··· Dataset content ···

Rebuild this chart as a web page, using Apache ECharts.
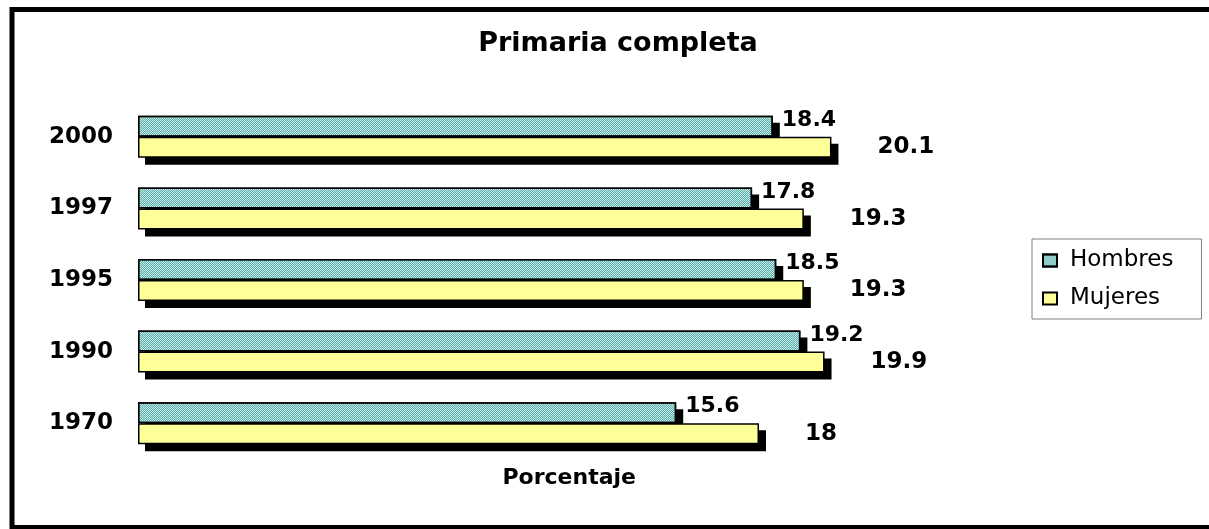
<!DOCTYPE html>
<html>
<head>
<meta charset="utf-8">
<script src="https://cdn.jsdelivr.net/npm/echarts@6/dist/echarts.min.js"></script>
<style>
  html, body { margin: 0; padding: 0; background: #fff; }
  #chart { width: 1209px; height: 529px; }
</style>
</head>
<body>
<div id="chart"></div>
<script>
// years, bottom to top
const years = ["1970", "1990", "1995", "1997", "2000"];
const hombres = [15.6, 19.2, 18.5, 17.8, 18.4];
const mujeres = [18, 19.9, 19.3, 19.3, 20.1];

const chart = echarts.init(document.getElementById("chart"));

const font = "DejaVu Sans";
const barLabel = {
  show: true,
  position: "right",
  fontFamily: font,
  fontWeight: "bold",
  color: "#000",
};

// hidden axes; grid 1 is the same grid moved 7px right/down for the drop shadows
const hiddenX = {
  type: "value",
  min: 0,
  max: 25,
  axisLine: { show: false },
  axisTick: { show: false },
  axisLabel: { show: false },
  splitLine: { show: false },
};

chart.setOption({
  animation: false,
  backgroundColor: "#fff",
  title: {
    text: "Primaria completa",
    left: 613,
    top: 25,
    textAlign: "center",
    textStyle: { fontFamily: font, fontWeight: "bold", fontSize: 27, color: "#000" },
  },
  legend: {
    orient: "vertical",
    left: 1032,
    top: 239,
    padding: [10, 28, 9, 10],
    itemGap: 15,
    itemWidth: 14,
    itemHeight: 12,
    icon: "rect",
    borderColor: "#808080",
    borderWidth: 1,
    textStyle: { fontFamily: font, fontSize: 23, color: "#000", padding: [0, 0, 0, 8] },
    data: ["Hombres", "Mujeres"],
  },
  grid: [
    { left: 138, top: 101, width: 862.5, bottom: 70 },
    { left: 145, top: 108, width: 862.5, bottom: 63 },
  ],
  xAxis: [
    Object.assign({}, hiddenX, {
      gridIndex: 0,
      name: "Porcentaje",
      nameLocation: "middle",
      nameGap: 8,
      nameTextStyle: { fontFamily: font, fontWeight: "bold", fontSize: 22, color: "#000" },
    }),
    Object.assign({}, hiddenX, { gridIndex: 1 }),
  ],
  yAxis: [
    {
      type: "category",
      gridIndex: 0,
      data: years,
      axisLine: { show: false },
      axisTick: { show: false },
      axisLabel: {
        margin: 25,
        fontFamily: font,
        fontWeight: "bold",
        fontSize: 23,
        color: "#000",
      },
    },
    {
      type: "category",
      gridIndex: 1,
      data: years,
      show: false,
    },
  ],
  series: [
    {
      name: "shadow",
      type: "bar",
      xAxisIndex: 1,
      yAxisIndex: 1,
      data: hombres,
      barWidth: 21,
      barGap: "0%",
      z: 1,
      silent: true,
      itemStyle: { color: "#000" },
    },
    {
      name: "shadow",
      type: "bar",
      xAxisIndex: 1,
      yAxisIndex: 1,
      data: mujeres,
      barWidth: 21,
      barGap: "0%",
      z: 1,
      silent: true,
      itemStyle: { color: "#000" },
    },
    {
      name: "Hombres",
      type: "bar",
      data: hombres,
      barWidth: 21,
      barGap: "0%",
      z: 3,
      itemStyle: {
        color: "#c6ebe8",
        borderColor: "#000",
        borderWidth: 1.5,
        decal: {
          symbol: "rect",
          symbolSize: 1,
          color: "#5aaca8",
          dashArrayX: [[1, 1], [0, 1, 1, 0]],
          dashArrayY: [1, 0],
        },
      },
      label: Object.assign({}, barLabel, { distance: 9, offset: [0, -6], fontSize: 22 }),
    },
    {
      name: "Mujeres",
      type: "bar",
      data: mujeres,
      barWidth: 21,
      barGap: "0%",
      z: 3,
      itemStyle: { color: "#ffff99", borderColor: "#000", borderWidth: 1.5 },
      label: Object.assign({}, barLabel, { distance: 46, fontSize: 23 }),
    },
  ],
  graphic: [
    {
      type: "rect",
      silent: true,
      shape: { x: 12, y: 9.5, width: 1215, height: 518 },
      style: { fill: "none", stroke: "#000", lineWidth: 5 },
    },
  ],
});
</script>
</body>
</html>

···

Given problem: Go through the listing above and write it all out exactly, leaving out any picture.

Solution to this problem:
Rebuild this chart as a web page, using Apache ECharts.
<!DOCTYPE html>
<html>
<head>
<meta charset="utf-8">
<script src="https://cdn.jsdelivr.net/npm/echarts@6/dist/echarts.min.js"></script>
<style>
  html, body { margin: 0; padding: 0; background: #fff; }
  #chart { width: 1209px; height: 529px; }
</style>
</head>
<body>
<div id="chart"></div>
<script>
// years, bottom to top
const years = ["1970", "1990", "1995", "1997", "2000"];
const hombres = [15.6, 19.2, 18.5, 17.8, 18.4];
const mujeres = [18, 19.9, 19.3, 19.3, 20.1];

const chart = echarts.init(document.getElementById("chart"));

const font = "DejaVu Sans";
const barLabel = {
  show: true,
  position: "right",
  fontFamily: font,
  fontWeight: "bold",
  color: "#000",
};

// hidden axes; grid 1 is the same grid moved 7px right/down for the drop shadows
const hiddenX = {
  type: "value",
  min: 0,
  max: 25,
  axisLine: { show: false },
  axisTick: { show: false },
  axisLabel: { show: false },
  splitLine: { show: false },
};

chart.setOption({
  animation: false,
  backgroundColor: "#fff",
  title: {
    text: "Primaria completa",
    left: 613,
    top: 25,
    textAlign: "center",
    textStyle: { fontFamily: font, fontWeight: "bold", fontSize: 27, color: "#000" },
  },
  legend: {
    orient: "vertical",
    left: 1032,
    top: 239,
    padding: [10, 28, 9, 10],
    itemGap: 15,
    itemWidth: 14,
    itemHeight: 12,
    icon: "rect",
    borderColor: "#808080",
    borderWidth: 1,
    textStyle: { fontFamily: font, fontSize: 23, color: "#000", padding: [0, 0, 0, 8] },
    data: ["Hombres", "Mujeres"],
  },
  grid: [
    { left: 138, top: 101, width: 862.5, bottom: 70 },
    { left: 145, top: 108, width: 862.5, bottom: 63 },
  ],
  xAxis: [
    Object.assign({}, hiddenX, {
      gridIndex: 0,
      name: "Porcentaje",
      nameLocation: "middle",
      nameGap: 8,
      nameTextStyle: { fontFamily: font, fontWeight: "bold", fontSize: 22, color: "#000" },
    }),
    Object.assign({}, hiddenX, { gridIndex: 1 }),
  ],
  yAxis: [
    {
      type: "category",
      gridIndex: 0,
      data: years,
      axisLine: { show: false },
      axisTick: { show: false },
      axisLabel: {
        margin: 25,
        fontFamily: font,
        fontWeight: "bold",
        fontSize: 23,
        color: "#000",
      },
    },
    {
      type: "category",
      gridIndex: 1,
      data: years,
      show: false,
    },
  ],
  series: [
    {
      name: "shadow",
      type: "bar",
      xAxisIndex: 1,
      yAxisIndex: 1,
      data: hombres,
      barWidth: 21,
      barGap: "0%",
      z: 1,
      silent: true,
      itemStyle: { color: "#000" },
    },
    {
      name: "shadow",
      type: "bar",
      xAxisIndex: 1,
      yAxisIndex: 1,
      data: mujeres,
      barWidth: 21,
      barGap: "0%",
      z: 1,
      silent: true,
      itemStyle: { color: "#000" },
    },
    {
      name: "Hombres",
      type: "bar",
      data: hombres,
      barWidth: 21,
      barGap: "0%",
      z: 3,
      itemStyle: {
        color: "#c6ebe8",
        borderColor: "#000",
        borderWidth: 1.5,
        decal: {
          symbol: "rect",
          symbolSize: 1,
          color: "#5aaca8",
          dashArrayX: [[1, 1], [0, 1, 1, 0]],
          dashArrayY: [1, 0],
        },
      },
      label: Object.assign({}, barLabel, { distance: 9, offset: [0, -6], fontSize: 22 }),
    },
    {
      name: "Mujeres",
      type: "bar",
      data: mujeres,
      barWidth: 21,
      barGap: "0%",
      z: 3,
      itemStyle: { color: "#ffff99", borderColor: "#000", borderWidth: 1.5 },
      label: Object.assign({}, barLabel, { distance: 46, fontSize: 23 }),
    },
  ],
  graphic: [
    {
      type: "rect",
      silent: true,
      shape: { x: 12, y: 9.5, width: 1215, height: 518 },
      style: { fill: "none", stroke: "#000", lineWidth: 5 },
    },
  ],
});
</script>
</body>
</html>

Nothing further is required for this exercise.